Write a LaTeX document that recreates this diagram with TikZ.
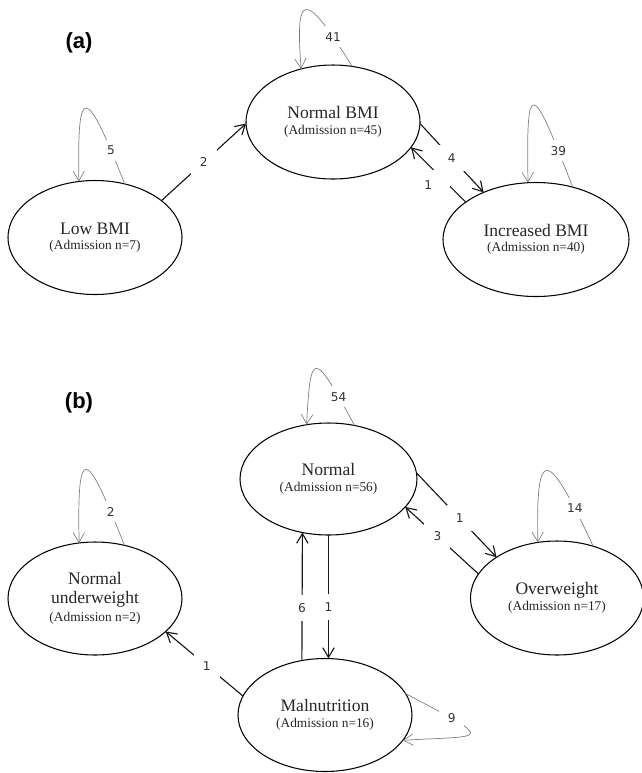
\documentclass[tikz,border=0pt]{standalone}
\usepackage{fontspec}
\setmainfont{Liberation Serif}
\newfontfamily\numfont{DejaVu Sans}
\newfontfamily\panelfont{Liberation Sans}
\usetikzlibrary{shapes.geometric,arrows.meta}

\newcommand{\adm}[1]{{\fontsize{7.6}{8}\selectfont (Admission n=#1)}}

\begin{document}
\begin{tikzpicture}[
    state/.style={ellipse, draw, line width=0.6pt, minimum width=3.48cm, minimum height=2.28cm, inner sep=0pt, outer sep=0pt, align=center, text=black!85, font=\fontsize{10}{8.8}\selectfont},
    trans/.style={-{Straight Barb[length=5.5pt,width=6.5pt]}, line width=0.65pt, black!90},
    selfloop/.style={-{Straight Barb[length=5.5pt,width=6.5pt]}, line width=0.4pt, gray},
    num/.style={font=\numfont\fontsize{6.9}{8}\selectfont, text=black!80, fill=white, inner sep=0pt, minimum size=0.52cm},
    loopnum/.style={num, minimum size=0.42cm},
    panel/.style={font=\panelfont\bfseries\fontsize{12.5}{14}\selectfont}
]
\useasboundingbox (0,0) rectangle (12.84,-15.46);

% Panel labels
\node[panel] (pa) at (1.58, -0.86) {(a)};
\node[panel] (pb) at (1.58, -8.06) {(b)};

% Nodes (a)
\node[state] (lowbmi)  at (1.90,  -4.75) {Low BMI\\\adm{7}};
\node[state] (normbmi) at (6.66,  -2.44) {Normal BMI\\\adm{45}};
\node[state, minimum width=3.72cm] (incbmi) at (10.72, -4.79) {Increased BMI\\\adm{40}};

% Nodes (b)
\node[state, minimum width=3.54cm, minimum height=2.24cm] (normal) at (6.57, -9.58) {Normal\\\adm{56}};
\node[state, minimum height=2.26cm] (underw) at (1.90, -11.97) {Normal\\[2pt]underweight\\[1.4pt]\adm{2}};
\node[state, minimum width=3.46cm] (overw)  at (11.14, -11.96) {Overweight\\\adm{17}};
\node[state, minimum height=2.26cm] (malnut) at (6.50, -14.30) {Malnutrition\\\adm{16}};

% Arrows (a)
\draw[trans] (lowbmi.29)  -- node[num] {2} (normbmi.181);
\draw[trans] (normbmi.-1) -- node[num] {4} (incbmi.138);
\draw[trans] (incbmi.152) -- node[num, pos=0.44, minimum size=0.34cm] {}
                             node[num, pos=0.44, fill=none, xshift=-0.27cm, yshift=-0.14cm] {1} (normbmi.-18);

% Arrows (b)
\draw[trans] (malnut.113) -- node[num, pos=0.41] {6} (normal.244);
\draw[trans] (normal.south) -- node[num, pos=0.585] {1} (normal.south |- malnut.north);
\draw[trans] (malnut.167) -- node[num, pos=0.47] {1} (underw.-25);
\draw[trans] (normal.4)   -- node[num, pos=0.54] {1} (overw.146);
\draw[trans] (overw.163)  -- node[num, pos=0.56] {3} (normal.-20);

% Self loops
\draw[selfloop] (lowbmi.61)  .. controls +(-0.78,1.98) and +(-0.04,2.00) .. node[loopnum, pos=0.13] {5}  (lowbmi.106);
\draw[selfloop] (normbmi.71) .. controls +(-0.96,1.55) and +(-0.12,1.55) .. node[loopnum, pos=0.15] {41} (normbmi.121);
\draw[selfloop] (incbmi.55)  .. controls +(-0.82,2.13) and +(-0.04,2.13) .. node[loopnum, pos=0.13] {39} (incbmi.98);
\draw[selfloop] (normal.64)  .. controls +(-0.82,1.50) and +(0.08,1.52)  .. node[loopnum, pos=0.15] {54} (normal.112);
\draw[selfloop] (underw.61)  .. controls +(-0.78,1.98) and +(-0.04,2.00) .. node[loopnum, pos=0.13] {2}  (underw.106);
\draw[selfloop] (overw.55)   .. controls +(-0.92,1.97) and +(-0.04,1.97) .. node[loopnum, pos=0.15] {14} (overw.109);
\draw[selfloop] (malnut.15)  .. controls +(1.84,-0.98) and +(1.70,0.10)  .. node[loopnum, pos=0.22, minimum size=0.5cm] {9} (malnut.-18);

\end{tikzpicture}
\end{document}
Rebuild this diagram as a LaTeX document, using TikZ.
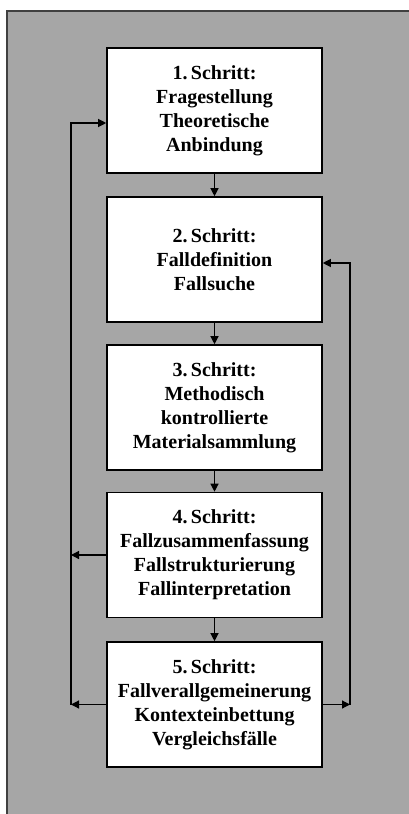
\documentclass[tikz,border=0pt]{standalone}
\usepackage{fontspec}
\setmainfont{Liberation Serif}
\usetikzlibrary{arrows.meta}
\definecolor{panelgray}{RGB}{166,166,166}
\definecolor{paneledge}{RGB}{64,64,64}
\begin{document}
\begin{tikzpicture}[x=1pt,y=-1pt,
  stepbox/.style={draw=black, line width=1.6pt, fill=white,
    minimum width=215pt, minimum height=125pt, inner sep=0pt,
    align=center, font=\bfseries\fontsize{20}{24}\selectfont},
  link/.style={line width=1.2pt, line join=miter,
    -{Triangle[length=8pt,width=8pt]}},
  plain/.style={line width=1.2pt}]
\useasboundingbox (0,0) rectangle (408,814);
\fill[white] (0,0) rectangle (408,814);
\draw[fill=panelgray, draw=paneledge, line width=1.5pt] (7,11) rectangle (430,840);

\node[stepbox] (s1) at (214.5,110.5) {1.\,Schritt:\\Fragestellung\\Theoretische\\Anbindung};
\node[stepbox] (s2) at (214.5,259.5) {2.\,Schritt:\\Falldefinition\\Fallsuche};
\node[stepbox] (s3) at (214.5,407.5) {3.\,Schritt:\\Methodisch\\kontrollierte\\Materialsammlung};
\node[stepbox] (s4) at (214.5,555) {4.\,Schritt:\\Fallzusammenfassung\\Fallstrukturierung\\Fallinterpretation};
\node[stepbox] (s5) at (214.5,704.5) {5.\,Schritt:\\Fallverallgemeinerung\\Kontexteinbettung\\Vergleichsfälle};

% main sequence
\draw[link] (s1) -- (s2);
\draw[link] (s2) -- (s3);
\draw[link] (s3) -- (s4);
\draw[link] (s4) -- (s5);

% feedback loop on the left
\coordinate (lt) at (71,123);
\coordinate (lb) at (71,704.5);
\draw[link] (lb) -- (lt) -- (lt -| s1.west);
\draw[link] (s4.west) -- (s4.west -| lt);
\draw[link] (s5.west) -- (lb);

% feedback loop on the right
\coordinate (rt) at (350,263);
\coordinate (rb) at (350,704.5);
\draw[link] (s5.east) -- (rb);
\draw[link] (rb) -- (rt) -- (rt -| s2.east);
\end{tikzpicture}
\end{document}
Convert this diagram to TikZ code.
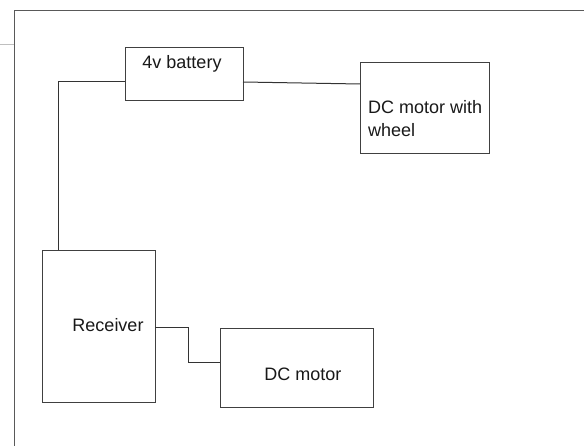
\documentclass[tikz,border=0pt]{standalone}
\usepackage{fontspec}
\setmainfont{Liberation Sans}
\begin{document}
\begin{tikzpicture}[x=1pt,y=-1pt,
  box/.style={draw=black!75,line width=1pt,inner sep=0pt,anchor=north west},
  wire/.style={draw=black!80,line width=1pt},
  lbl/.style={font=\fontsize{18}{23}\selectfont,inner sep=0pt,text=black!90}]
\useasboundingbox[fill=white] (0,0) rectangle (584,446);
% frame
\draw[black!65,line width=1pt] (14,446) -- (14,11) -- (584,11);
\draw[black!25,line width=0.8pt] (0,44) -- (14,44);
% boxes
\node[box,minimum width=118.5pt,minimum height=52.5pt] (bat) at (124.5,47.5) {};
\node[lbl] at (182,64) {4v battery};
\node[box,minimum width=129pt,minimum height=91pt] (dcw) at (360,62) {};
\node[lbl,align=left,anchor=west] at (368,119) {DC motor with\\wheel};
\node[box,minimum width=113pt,minimum height=152pt] (rec) at (42,250) {};
\node[lbl] at (108,325) {Receiver};
\node[box,minimum width=153pt,minimum height=79pt] (dcm) at (220,328) {};
\node[lbl] at (303,374) {DC motor};
% wires
\coordinate (ba) at (124.5,82);
\draw[wire] (ba) -| (58,250);
\draw[wire] (243,82) -- (360,84);
\draw[wire] (155,327.5) -- (188,327.5) |- (220,362.5);
\end{tikzpicture}
\end{document}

_____

_Exercise directions_
From the records above, transcribe exactly the lines starting at the one containing "Rebuild this diagram" and ending at the one containing "(7,11) rectangle (430,840);". Skip the pictures.

_Complete response_
Rebuild this diagram as a LaTeX document, using TikZ.
\documentclass[tikz,border=0pt]{standalone}
\usepackage{fontspec}
\setmainfont{Liberation Serif}
\usetikzlibrary{arrows.meta}
\definecolor{panelgray}{RGB}{166,166,166}
\definecolor{paneledge}{RGB}{64,64,64}
\begin{document}
\begin{tikzpicture}[x=1pt,y=-1pt,
  stepbox/.style={draw=black, line width=1.6pt, fill=white,
    minimum width=215pt, minimum height=125pt, inner sep=0pt,
    align=center, font=\bfseries\fontsize{20}{24}\selectfont},
  link/.style={line width=1.2pt, line join=miter,
    -{Triangle[length=8pt,width=8pt]}},
  plain/.style={line width=1.2pt}]
\useasboundingbox (0,0) rectangle (408,814);
\fill[white] (0,0) rectangle (408,814);
\draw[fill=panelgray, draw=paneledge, line width=1.5pt] (7,11) rectangle (430,840);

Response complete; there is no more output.